Privilege to some isn't something you earn. It's what one expects.
How had my family gotten here? We were never a family of secrets before, and now it seemed as if we were all hiding things.
Once, when our cousin had taken a marker and drawn all over my favorite doll, Brett went after her Barbies. She went home with a bagful of ball Barbies, crying.
Every once in a while it's nice to break up the (possibility) of the world ending and people fighting for their lives with a nice lighthearted contemporary. I wouldn't call Canary a lighthearted contemporary, but the synopsis grabbed my attention immediately. Especially the line about her father wanting her to stay quiet - say what now?!
Things at the Franklin house have been tense for the last two years. After Kate's mom died, her father turned into himself and focused more so on the basketball team than her and her brother, Brett.

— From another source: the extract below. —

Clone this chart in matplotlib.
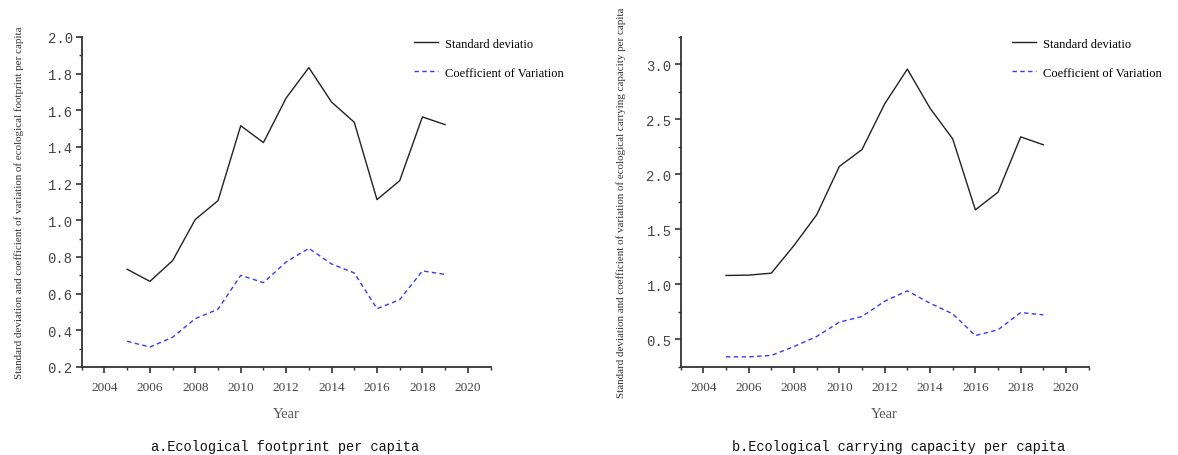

They communicate with each other through post-it notes left around the house and rarely see their father, even when he is home.
After coaching an amazing year at the local high school, Kate's father is offered a job at the prestigious Beacon Prep and he decides both she and Brett should attend. Kate is ecstatic and easily fits in with the "cool kids." I did have a hard time connecting with Kate's new friendships because I could see who these "cool kids" truly were from a mile away and wished I could beg Kate to run away. But while 27-year-old me saw it, I bet that 15-year-old me would have had no idea, so I can't fault Kate for just wanting to fit in.
The poems scattered throughout the story enhanced my reading experience. While the story is told from Kate's perspective, the poems allow me to really get inside her head. Not just to hear her thoughts, but understand her feelings. Understand how she is dealing with the lift changing events around her. And ultimately, allow her voice to be heard.
Canary is a powerful and emotional read. As things began to spiral out of control for Kate, I just wanted to hug her and tell her it would all be okay. A bonus for Rachele is that she herself is an English teacher and knows how to connect with teenage readers. She touches on many things that teenagers today deal with - family, love, friendships, peer pressure, and everyday struggles of growing up. The writing is well done and has a great flow, making Canary a quick and fun read for even the slowest and most reluctant of readers.